__Problem statement__: All of the material below is to be restated word for word, apart from the pictures.

__Information shown__:
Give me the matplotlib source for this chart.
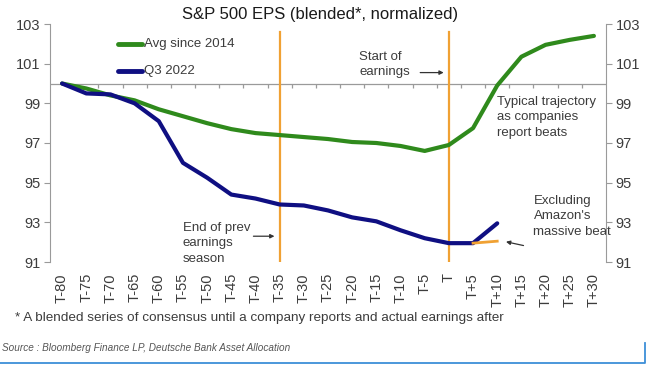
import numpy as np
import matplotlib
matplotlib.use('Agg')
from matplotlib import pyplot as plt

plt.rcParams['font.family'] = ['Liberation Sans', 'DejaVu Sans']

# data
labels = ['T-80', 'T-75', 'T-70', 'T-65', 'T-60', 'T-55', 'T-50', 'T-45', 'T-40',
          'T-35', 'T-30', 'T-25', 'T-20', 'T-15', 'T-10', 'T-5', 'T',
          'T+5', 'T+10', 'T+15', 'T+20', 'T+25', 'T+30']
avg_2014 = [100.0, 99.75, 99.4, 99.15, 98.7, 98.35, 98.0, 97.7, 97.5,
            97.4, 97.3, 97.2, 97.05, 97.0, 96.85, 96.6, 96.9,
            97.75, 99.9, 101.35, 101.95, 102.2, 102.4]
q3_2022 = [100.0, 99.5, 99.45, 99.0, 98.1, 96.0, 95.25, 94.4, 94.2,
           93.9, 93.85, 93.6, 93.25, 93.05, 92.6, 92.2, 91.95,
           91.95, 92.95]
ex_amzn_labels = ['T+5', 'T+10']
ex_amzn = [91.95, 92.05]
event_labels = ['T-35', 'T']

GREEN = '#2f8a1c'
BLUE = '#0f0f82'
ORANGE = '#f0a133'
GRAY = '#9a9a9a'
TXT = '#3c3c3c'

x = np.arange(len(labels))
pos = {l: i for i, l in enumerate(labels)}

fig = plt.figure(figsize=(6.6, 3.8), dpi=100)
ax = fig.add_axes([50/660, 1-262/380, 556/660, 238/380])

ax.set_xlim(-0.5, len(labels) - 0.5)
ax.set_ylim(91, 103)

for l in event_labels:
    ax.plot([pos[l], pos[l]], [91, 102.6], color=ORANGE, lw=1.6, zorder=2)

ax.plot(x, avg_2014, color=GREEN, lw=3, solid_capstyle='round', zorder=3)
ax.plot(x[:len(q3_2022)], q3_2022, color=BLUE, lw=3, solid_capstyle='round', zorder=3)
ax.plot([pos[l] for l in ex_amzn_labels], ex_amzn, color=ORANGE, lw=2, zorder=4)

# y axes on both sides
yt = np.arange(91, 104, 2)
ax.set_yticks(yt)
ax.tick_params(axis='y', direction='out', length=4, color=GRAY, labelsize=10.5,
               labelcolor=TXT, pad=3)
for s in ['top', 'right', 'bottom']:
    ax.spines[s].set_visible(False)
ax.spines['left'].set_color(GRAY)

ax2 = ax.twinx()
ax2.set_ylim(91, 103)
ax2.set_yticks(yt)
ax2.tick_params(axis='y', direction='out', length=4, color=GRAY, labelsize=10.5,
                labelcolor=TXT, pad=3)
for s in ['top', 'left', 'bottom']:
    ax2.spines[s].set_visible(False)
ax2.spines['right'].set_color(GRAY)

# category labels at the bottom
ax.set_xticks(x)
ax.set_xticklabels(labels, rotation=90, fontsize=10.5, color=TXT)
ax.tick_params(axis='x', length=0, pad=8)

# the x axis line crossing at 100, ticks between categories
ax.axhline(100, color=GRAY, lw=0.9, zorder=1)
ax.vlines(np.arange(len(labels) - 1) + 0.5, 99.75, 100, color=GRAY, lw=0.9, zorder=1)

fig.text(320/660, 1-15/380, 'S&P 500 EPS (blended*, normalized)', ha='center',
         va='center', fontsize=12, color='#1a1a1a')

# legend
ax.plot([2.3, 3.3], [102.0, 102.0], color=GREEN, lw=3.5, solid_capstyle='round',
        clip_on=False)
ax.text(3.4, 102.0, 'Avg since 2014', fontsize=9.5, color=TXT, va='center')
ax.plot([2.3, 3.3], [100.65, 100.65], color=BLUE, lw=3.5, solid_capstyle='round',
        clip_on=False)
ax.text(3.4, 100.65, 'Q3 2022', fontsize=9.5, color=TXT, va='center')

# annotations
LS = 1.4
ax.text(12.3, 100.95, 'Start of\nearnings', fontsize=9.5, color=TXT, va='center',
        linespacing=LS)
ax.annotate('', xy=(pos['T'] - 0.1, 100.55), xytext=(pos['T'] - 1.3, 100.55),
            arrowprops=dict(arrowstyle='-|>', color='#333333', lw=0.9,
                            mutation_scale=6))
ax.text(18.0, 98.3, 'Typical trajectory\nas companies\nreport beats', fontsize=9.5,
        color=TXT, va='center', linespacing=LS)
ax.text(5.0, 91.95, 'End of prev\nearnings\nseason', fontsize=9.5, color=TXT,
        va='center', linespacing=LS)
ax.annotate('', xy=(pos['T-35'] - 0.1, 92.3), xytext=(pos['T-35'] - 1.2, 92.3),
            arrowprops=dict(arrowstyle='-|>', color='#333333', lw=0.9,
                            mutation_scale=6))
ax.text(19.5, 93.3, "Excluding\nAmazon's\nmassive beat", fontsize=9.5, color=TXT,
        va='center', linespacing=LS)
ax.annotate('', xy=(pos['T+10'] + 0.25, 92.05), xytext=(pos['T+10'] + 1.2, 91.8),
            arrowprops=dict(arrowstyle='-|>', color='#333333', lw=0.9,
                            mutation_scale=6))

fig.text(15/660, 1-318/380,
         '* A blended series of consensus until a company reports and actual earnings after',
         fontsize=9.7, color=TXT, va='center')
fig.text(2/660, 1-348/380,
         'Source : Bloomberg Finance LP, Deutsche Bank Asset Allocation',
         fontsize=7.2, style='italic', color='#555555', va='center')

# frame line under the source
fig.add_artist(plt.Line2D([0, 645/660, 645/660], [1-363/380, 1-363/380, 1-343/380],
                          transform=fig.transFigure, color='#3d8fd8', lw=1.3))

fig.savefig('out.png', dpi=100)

__The solution__:
Give me the matplotlib source for this chart.
import numpy as np
import matplotlib
matplotlib.use('Agg')
from matplotlib import pyplot as plt

plt.rcParams['font.family'] = ['Liberation Sans', 'DejaVu Sans']

# data
labels = ['T-80', 'T-75', 'T-70', 'T-65', 'T-60', 'T-55', 'T-50', 'T-45', 'T-40',
          'T-35', 'T-30', 'T-25', 'T-20', 'T-15', 'T-10', 'T-5', 'T',
          'T+5', 'T+10', 'T+15', 'T+20', 'T+25', 'T+30']
avg_2014 = [100.0, 99.75, 99.4, 99.15, 98.7, 98.35, 98.0, 97.7, 97.5,
            97.4, 97.3, 97.2, 97.05, 97.0, 96.85, 96.6, 96.9,
            97.75, 99.9, 101.35, 101.95, 102.2, 102.4]
q3_2022 = [100.0, 99.5, 99.45, 99.0, 98.1, 96.0, 95.25, 94.4, 94.2,
           93.9, 93.85, 93.6, 93.25, 93.05, 92.6, 92.2, 91.95,
           91.95, 92.95]
ex_amzn_labels = ['T+5', 'T+10']
ex_amzn = [91.95, 92.05]
event_labels = ['T-35', 'T']

GREEN = '#2f8a1c'
BLUE = '#0f0f82'
ORANGE = '#f0a133'
GRAY = '#9a9a9a'
TXT = '#3c3c3c'

x = np.arange(len(labels))
pos = {l: i for i, l in enumerate(labels)}

fig = plt.figure(figsize=(6.6, 3.8), dpi=100)
ax = fig.add_axes([50/660, 1-262/380, 556/660, 238/380])

ax.set_xlim(-0.5, len(labels) - 0.5)
ax.set_ylim(91, 103)

for l in event_labels:
    ax.plot([pos[l], pos[l]], [91, 102.6], color=ORANGE, lw=1.6, zorder=2)

ax.plot(x, avg_2014, color=GREEN, lw=3, solid_capstyle='round', zorder=3)
ax.plot(x[:len(q3_2022)], q3_2022, color=BLUE, lw=3, solid_capstyle='round', zorder=3)
ax.plot([pos[l] for l in ex_amzn_labels], ex_amzn, color=ORANGE, lw=2, zorder=4)

# y axes on both sides
yt = np.arange(91, 104, 2)
ax.set_yticks(yt)
ax.tick_params(axis='y', direction='out', length=4, color=GRAY, labelsize=10.5,
               labelcolor=TXT, pad=3)
for s in ['top', 'right', 'bottom']:
    ax.spines[s].set_visible(False)
ax.spines['left'].set_color(GRAY)

ax2 = ax.twinx()
ax2.set_ylim(91, 103)
ax2.set_yticks(yt)
ax2.tick_params(axis='y', direction='out', length=4, color=GRAY, labelsize=10.5,
                labelcolor=TXT, pad=3)
for s in ['top', 'left', 'bottom']:
    ax2.spines[s].set_visible(False)
ax2.spines['right'].set_color(GRAY)

# category labels at the bottom
ax.set_xticks(x)
ax.set_xticklabels(labels, rotation=90, fontsize=10.5, color=TXT)
ax.tick_params(axis='x', length=0, pad=8)

# the x axis line crossing at 100, ticks between categories
ax.axhline(100, color=GRAY, lw=0.9, zorder=1)
ax.vlines(np.arange(len(labels) - 1) + 0.5, 99.75, 100, color=GRAY, lw=0.9, zorder=1)

fig.text(320/660, 1-15/380, 'S&P 500 EPS (blended*, normalized)', ha='center',
         va='center', fontsize=12, color='#1a1a1a')

# legend
ax.plot([2.3, 3.3], [102.0, 102.0], color=GREEN, lw=3.5, solid_capstyle='round',
        clip_on=False)
ax.text(3.4, 102.0, 'Avg since 2014', fontsize=9.5, color=TXT, va='center')
ax.plot([2.3, 3.3], [100.65, 100.65], color=BLUE, lw=3.5, solid_capstyle='round',
        clip_on=False)
ax.text(3.4, 100.65, 'Q3 2022', fontsize=9.5, color=TXT, va='center')

# annotations
LS = 1.4
ax.text(12.3, 100.95, 'Start of\nearnings', fontsize=9.5, color=TXT, va='center',
        linespacing=LS)
ax.annotate('', xy=(pos['T'] - 0.1, 100.55), xytext=(pos['T'] - 1.3, 100.55),
            arrowprops=dict(arrowstyle='-|>', color='#333333', lw=0.9,
                            mutation_scale=6))
ax.text(18.0, 98.3, 'Typical trajectory\nas companies\nreport beats', fontsize=9.5,
        color=TXT, va='center', linespacing=LS)
ax.text(5.0, 91.95, 'End of prev\nearnings\nseason', fontsize=9.5, color=TXT,
        va='center', linespacing=LS)
ax.annotate('', xy=(pos['T-35'] - 0.1, 92.3), xytext=(pos['T-35'] - 1.2, 92.3),
            arrowprops=dict(arrowstyle='-|>', color='#333333', lw=0.9,
                            mutation_scale=6))
ax.text(19.5, 93.3, "Excluding\nAmazon's\nmassive beat", fontsize=9.5, color=TXT,
        va='center', linespacing=LS)
ax.annotate('', xy=(pos['T+10'] + 0.25, 92.05), xytext=(pos['T+10'] + 1.2, 91.8),
            arrowprops=dict(arrowstyle='-|>', color='#333333', lw=0.9,
                            mutation_scale=6))

fig.text(15/660, 1-318/380,
         '* A blended series of consensus until a company reports and actual earnings after',
         fontsize=9.7, color=TXT, va='center')
fig.text(2/660, 1-348/380,
         'Source : Bloomberg Finance LP, Deutsche Bank Asset Allocation',
         fontsize=7.2, style='italic', color='#555555', va='center')

# frame line under the source
fig.add_artist(plt.Line2D([0, 645/660, 645/660], [1-363/380, 1-363/380, 1-343/380],
                          transform=fig.transFigure, color='#3d8fd8', lw=1.3))

fig.savefig('out.png', dpi=100)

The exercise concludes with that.